Regard vers l'avenir et implications pour la pratique scientifique
Le système CRESt montre qu'il est possible de construire des laboratoires autonomes qui ne fonctionnent pas seulement selon des scripts rigides, mais qui apprennent, s'adaptent et communiquent en langage humain. Une telle approche ouvre la voie à une « production de masse scientifique » — expériences parallèles, partage de données dans le cloud et collaboration entre laboratoires du monde entier.

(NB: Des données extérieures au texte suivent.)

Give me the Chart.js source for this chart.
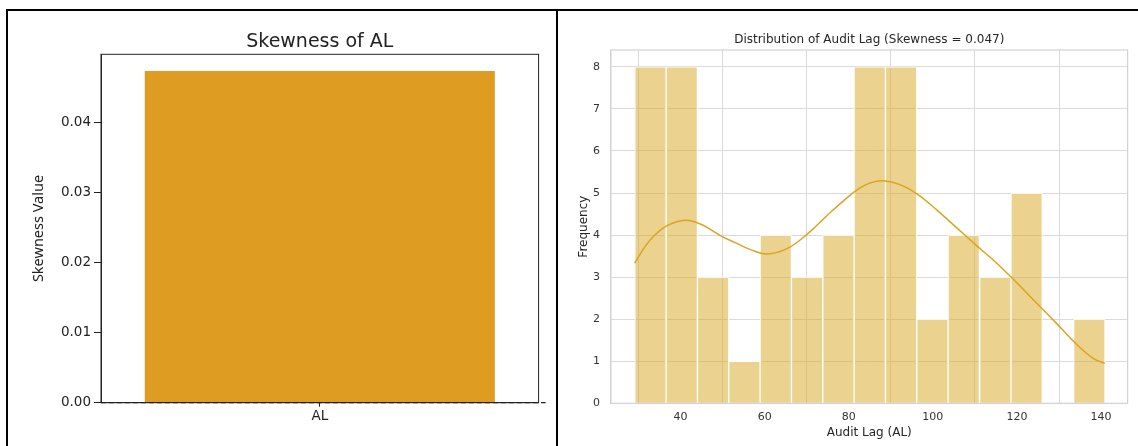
<!DOCTYPE html>
<html>
<head>
<meta charset="utf-8">
<title>Skewness of AL</title>
<script src="https://cdn.jsdelivr.net/npm/chart.js@4.4.1/dist/chart.umd.min.js"></script>
<style>
  html, body { margin: 0; padding: 0; background: #fff; }
  body { width: 1138px; height: 446px; position: relative; overflow: hidden; }
  .cell { position: absolute; top: 9px; height: 437px; box-sizing: border-box; border-top: 2px solid #000; }
  #cellLeft { left: 6px; width: 552px; border-left: 2px solid #000; border-right: 2px solid #000; }
  #cellRight { left: 558px; width: 580px; }
  .box { position: absolute; top: 12px; height: 434px; }
  #boxLeft { left: 9px; width: 546px; }
  #boxRight { left: 559px; width: 579px; }
</style>
</head>
<body>
<div class="cell" id="cellLeft"></div>
<div class="cell" id="cellRight"></div>
<div class="box" id="boxLeft"><canvas id="chart-skew"></canvas></div>
<div class="box" id="boxRight"><canvas id="chart-hist"></canvas></div>
<script>
// --- left panel: skewness bar ---
const skewLabels = ["AL"];
const skewValues = [0.0473];
const skewTicks = [0, 0.01, 0.02, 0.03, 0.04];

// --- right panel: histogram + kde ---
const binEdges = [29.1, 36.6, 44.0, 51.5, 58.9, 66.4, 73.8, 81.3, 88.7, 96.2, 103.6, 111.1, 118.6, 126.0, 133.5, 140.9];
const binCounts = [8, 8, 3, 1, 4, 3, 4, 8, 8, 2, 4, 3, 5, 0, 2];
const kdeX = [29.1, 31.6, 33.9, 36.7, 41.1, 45.0, 49.8, 53.0, 56.5, 60.5, 65.2, 70.0, 74.8, 79.5, 82.7, 85.1, 88.2, 92.2, 96.2, 100.9, 105.7, 110.4, 115.2, 119.9, 124.7, 129.4, 134.2, 138.1, 140.9];
const kdeY = [3.33, 3.73, 4.00, 4.22, 4.35, 4.25, 3.97, 3.82, 3.66, 3.55, 3.67, 4.01, 4.46, 4.88, 5.12, 5.24, 5.29, 5.20, 4.98, 4.60, 4.17, 3.75, 3.33, 2.87, 2.38, 1.90, 1.40, 1.07, 0.95];
const histXTicks = [40, 60, 80, 100, 120, 140];
const histYTicks = [0, 1, 2, 3, 4, 5, 6, 7, 8];

// cadre autour de la zone de tracé
const framePlugin = {
    id: "frame",
    afterDraw(chart, args, opts) {
        const { ctx, chartArea: a } = chart;
        ctx.save();
        ctx.strokeStyle = opts.color;
        ctx.lineWidth = opts.width;
        ctx.strokeRect(a.left, a.top, a.right - a.left, a.bottom - a.top);
        ctx.restore();
    }
};

// ligne pointillée à y = 0
const zeroLinePlugin = {
    id: "zeroLine",
    afterDatasetsDraw(chart) {
        const { ctx, chartArea: a } = chart;
        const y = chart.scales.y.getPixelForValue(0);
        ctx.save();
        ctx.strokeStyle = "#222";
        ctx.lineWidth = 1.2;
        ctx.setLineDash([5, 3]);
        ctx.beginPath();
        ctx.moveTo(a.left, y);
        ctx.lineTo(a.right + 7, y);
        ctx.stroke();
        ctx.restore();
    }
};

Chart.defaults.font.family = "'DejaVu Sans', sans-serif";
Chart.defaults.animation = false;

new Chart(document.getElementById("chart-skew").getContext("2d"), {
    type: "bar",
    data: {
        labels: skewLabels,
        datasets: [{
            data: skewValues,
            backgroundColor: "#de9c22",
            barPercentage: 0.8,
            categoryPercentage: 1
        }]
    },
    options: {
        responsive: true,
        maintainAspectRatio: false,
        layout: { padding: { left: 0, right: 16.4, top: 0, bottom: 0 } },
        plugins: {
            legend: { display: false },
            tooltip: { enabled: false },
            title: {
                display: true,
                text: "Skewness of AL",
                fullSize: false,
                color: "#222",
                font: { size: 19, weight: "normal" },
                padding: { top: 18.9, bottom: 0.6 }
            },
            frame: { color: "#222", width: 1 }
        },
        scales: {
            x: {
                afterFit(s) { s.height = 43.3; },
                grid: { drawOnChartArea: false, offset: false, tickLength: 4, color: "#222" },
                border: { color: "#222" },
                ticks: { color: "#222", padding: 2, font: { size: 13.5 } }
            },
            y: {
                min: 0,
                max: 0.0497,
                afterFit(s) { s.width = 92; },
                afterBuildTicks(s) { s.ticks = skewTicks.map(v => ({ value: v })); },
                grid: { drawOnChartArea: false, tickLength: 7, color: "#222" },
                border: { color: "#222" },
                ticks: { color: "#222", padding: 3, font: { size: 13.5 }, callback: v => Number(v).toFixed(2) },
                title: {
                    display: true,
                    text: "Skewness Value",
                    color: "#222",
                    font: { family: "'Noto Sans', sans-serif", size: 14.5 },
                    padding: { top: 20.9, bottom: 0 }
                }
            }
        }
    },
    plugins: [framePlugin, zeroLinePlugin]
});

const histData = binCounts.map((c, i) => ({ x: (binEdges[i] + binEdges[i + 1]) / 2, y: c }));
const kdeData = kdeX.map((x, i) => ({ x: x, y: kdeY[i] }));

new Chart(document.getElementById("chart-hist").getContext("2d"), {
    type: "bar",
    data: {
        datasets: [{
            type: "line",
            data: kdeData,
            borderColor: "#daa520",
            borderWidth: 1.5,
            pointRadius: 0,
            tension: 0.4,
            order: 0
        }, {
            type: "bar",
            data: histData,
            backgroundColor: "rgba(218,165,32,0.5)",
            borderColor: "#ffffff",
            borderWidth: 1,
            barPercentage: 1,
            categoryPercentage: 1,
            order: 1
        }]
    },
    options: {
        responsive: true,
        maintainAspectRatio: false,
        layout: { padding: { left: 0, right: 10.4, top: 0, bottom: 0 } },
        plugins: {
            legend: { display: false },
            tooltip: { enabled: false },
            title: {
                display: true,
                text: "Distribution of Audit Lag (Skewness = 0.047)",
                fullSize: false,
                color: "#262626",
                font: { size: 12, weight: "normal" },
                padding: { top: 20.8, bottom: 2.8 }
            },
            frame: { color: "#d2d2d2", width: 1.2 }
        },
        scales: {
            x: {
                type: "linear",
                min: 23.45,
                max: 146.3,
                offset: false,
                afterFit(s) { s.height = 42.7; },
                afterBuildTicks(s) { s.ticks = histXTicks.map(v => ({ value: v })); },
                grid: { color: "#dadada", drawTicks: false },
                border: { color: "#d2d2d2" },
                ticks: { color: "#333", padding: 7, font: { size: 11 } },
                title: {
                    display: true,
                    text: "Audit Lag (AL)",
                    color: "#262626",
                    font: { size: 12 },
                    padding: { top: 0, bottom: 5.8 }
                }
            },
            y: {
                min: 0,
                max: 8.4,
                afterFit(s) { s.width = 51.9; },
                afterBuildTicks(s) { s.ticks = histYTicks.map(v => ({ value: v })); },
                grid: { color: "#dadada", drawTicks: false },
                border: { color: "#d2d2d2" },
                ticks: { color: "#333", padding: 11, font: { size: 11 } },
                title: {
                    display: true,
                    text: "Frequency",
                    color: "#262626",
                    font: { size: 12 },
                    padding: { top: 17.8, bottom: 0 }
                }
            }
        }
    },
    plugins: [framePlugin]
});
</script>
</body>
</html>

Les améliorations déjà en cours de développement incluent l'intégration de plusieurs agents d'intelligence artificielle au sein de CRESt, qui « se parlent » les uns aux autres pour améliorer le traitement des images et la prise de décision en analyse des matériaux. De telles approches multi-agents contribuent à une meilleure précision dans la reconnaissance des phases et des structures dans les matériaux.
L'extension de tels systèmes de l'échelle du laboratoire aux processus industriels, aux usines pilotes automatisées et à la production de masse nécessitera des étapes supplémentaires : la normalisation des protocoles, la modularité des composants de laboratoire, un format ouvert d'échange de données et l'interopérabilité entre différents laboratoires autonomes.
En fin de compte, CRESt ne vise pas à remplacer le scientifique humain, mais à le renforcer. Le système explique ses hypothèses et ses processus en langage naturel et permet la collaboration entre l'homme et la machine pour résoudre les problèmes les plus complexes. Tandis que les machines optimisent et automatisent, les humains restent les créateurs, réfléchissant de manière critique et orientant le flux scientifique vers un horizon inconnu.